Vadim Axel axel.vadim at gmail.com
Fri Aug 21 10:45:18 UTC 2015


I think we understood something different by "trivial" term :)

I observed correlated neural activity for two tasks in some region. For me
one trivial explanation would be for example, that all the brain increases
its activity during the task (e.g., general arousal or brain vasculature).
To rule out this, I show that correlation is only in a specific region.
Another trivial explanation, is that anatomical connectivity of my specific
region is that it is always activated similarly. To rule out this one, I
show that there is a task which does not result in correlated activity in
this region.

The trivial you refer to are the not-well-controlled experimental
manipulation. So, for example, if I hypothetically get correlated activity
in the FFA for white faces and white clocks, I cannot say that cognitive
processing of  faces and clocks is similar, because it can be processing of
white color which is similar. However, the latter one is still "cognitive
processing", and it was similar between tasks. It was just not the
processing I was interested. Clearly, the control conditions here need to
be very specific.

Makes sense? Do you have more trivial explanations of first type?

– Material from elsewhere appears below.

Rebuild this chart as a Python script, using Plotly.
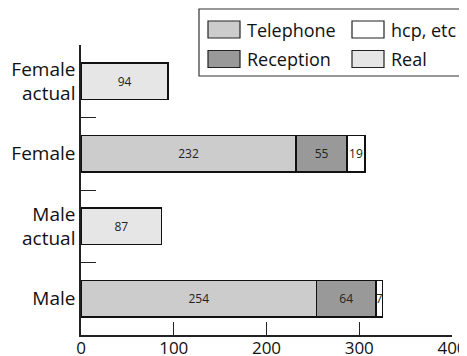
import plotly.graph_objects as go

categories = ["Male", "Male<br>actual", "Female", "Female<br>actual"]
telephone = [254, None, 232, None]
reception = [64, None, 55, None]
hcp = [7, None, 19, None]
real = [None, 87, None, 94]
x_ticks = [0, 100, 200, 300, 400]

series = [
    ("Telephone", telephone, "#cccccc"),
    ("Reception", reception, "#999999"),
    ("hcp, etc", hcp, "#ffffff"),
    ("Real", real, "#e6e6e6"),
]

FONT = "Open Sans"
fig = go.Figure()
for name, vals, col in series:
    fig.add_trace(go.Bar(
        y=categories, x=vals, name=name, orientation="h",
        marker=dict(color=col, line=dict(color="#111111", width=1.5)),
        text=[("" if v is None else str(v)) for v in vals],
        textposition="inside", insidetextanchor="middle", textangle=0,
        textfont=dict(size=12, color="#222222", family=FONT),
        showlegend=False, hoverinfo="skip",
    ))

# page body has an 8px margin; the figure is placed at (8, 8)
OFF = 8
W, H = 467 - OFF, 356 - OFF
L, R, T, B = 81 - OFF, 15, 45 - OFF, 21
pw, ph = W - L - R, H - T - B

def px2x(px):
    return (px - OFF - L) / pw

def py2y(py):
    return (H - B - (py - OFF)) / ph

shapes = [dict(type="rect", xref="paper", yref="paper",
               x0=px2x(199), x1=px2x(466), y0=py2y(76), y1=py2y(9),
               line=dict(color="#333333", width=1.2), fillcolor="white", layer="above")]
annotations = []
legend_items = [
    ("Telephone", "#cccccc", 208, 29.5),
    ("Reception", "#999999", 208, 59),
    ("hcp, etc", "#ffffff", 352, 29.5),
    ("Real", "#e6e6e6", 352, 59),
]
for name, col, sx, cy in legend_items:
    shapes.append(dict(type="rect", xref="paper", yref="paper",
                       x0=px2x(sx), x1=px2x(sx + 32), y0=py2y(cy + 8.5), y1=py2y(cy - 8.5),
                       line=dict(color="#222222", width=1.2), fillcolor=col, layer="above"))
    annotations.append(dict(xref="paper", yref="paper", x=px2x(sx + 37), y=py2y(cy),
                            text=name, showarrow=False, xanchor="left", yanchor="middle",
                            font=dict(size=18, color="#111111", family=FONT)))

fig.update_layout(
    barmode="stack", bargap=0.5,
    width=W, height=H,
    margin=dict(l=L, r=R, t=T, b=B, autoexpand=False),
    plot_bgcolor="white", paper_bgcolor="white",
    font=dict(family=FONT, size=18, color="#111111"),
    uniformtext=dict(minsize=12, mode="show"),
    shapes=shapes, annotations=annotations,
    xaxis=dict(range=[0, 400], tickvals=x_ticks, ticks="inside", ticklen=13,
               tickcolor="#222222", tickwidth=1.2, showline=True, linecolor="#222222",
               linewidth=1.5, showgrid=False, zeroline=False, automargin=False,
               ticklabeloverflow="allow", ticklabelstandoff=-3,
               tickfont=dict(size=17, family=FONT)),
    yaxis=dict(categoryorder="array", categoryarray=categories, range=[-0.5, 3.5],
               tickson="boundaries", ticks="inside", ticklen=15, tickcolor="#222222",
               tickwidth=1.2, showline=True, linecolor="#222222", linewidth=1.5,
               showgrid=False, zeroline=False, automargin=False,
               tickfont=dict(size=19, family=FONT)),
)

fig.write_html("out.html")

On Fri, Aug 21, 2015 at 11:59 AM, Nick Oosterhof <
n.n.oosterhof at googlemail.com> wrote:

>
> > On 20 Aug 2015, at 14:25, Vadim Axel <axel.vadim at gmail.com> wrote:
> >
> > Suppose, I can similarity between two tasks  a) only in specific region,
> but not other regions and b) do not get similarity in this region when I
> use some control task. Do you see a trivial, non-cognitive explanation to
> this?
>
> With respect to the control task:
>
> - how specific you can be about inferences of the main task versus control
> depends on how good the control is. *Anything* that is different between
> the main task and the control task could potentially explain such effects.
> This may include differences in low-level and high-level features for the
> stimuli, memory and attention demands, task difficulty, predictability of
> conditions, etc. As you did not specify what types of tasks you used, I
> cannot be more specific about potential trivial explanations.
>
> - showing that task A gives a significant effect but task C (control) does
> not, is rather weak and uninteresting. This can be a case of p=0.049 versus
> p=0.051 (with alpha=0.05). More informative is whether task A shows a
> stronger effect (similarity, in your case) than task C, for example through
> a paired t-test.
>
> - interpreting BOLD signals in terms of cognitive mechanisms is not
> straightforward. It may be possible that in a region, certain neural
> processing is not detectable in the BOLD signal, even when single unit
> recordings show that such processing does take place there. Finding BOLD
> pattern differences between two tasks clearly suggests differences in
> processing at the neural level, but the step to cognitive mechanisms is
> more difficult.
>
> >
> > Thanks for refs. So, you show that vision and action have similar neural
> representation.
>
> It goes a step further. The first reference shows that for two different
> actions A and B, the neural pattern of A when performed (executed) is more
> similar to neural pattern when A is observed than to the neural pattern
> when B is observed. In other words, it shows cross-modal (across vision and
> execution), action-specific patterns. The second refs shows a similar
> effect for imagery versus execution and observation.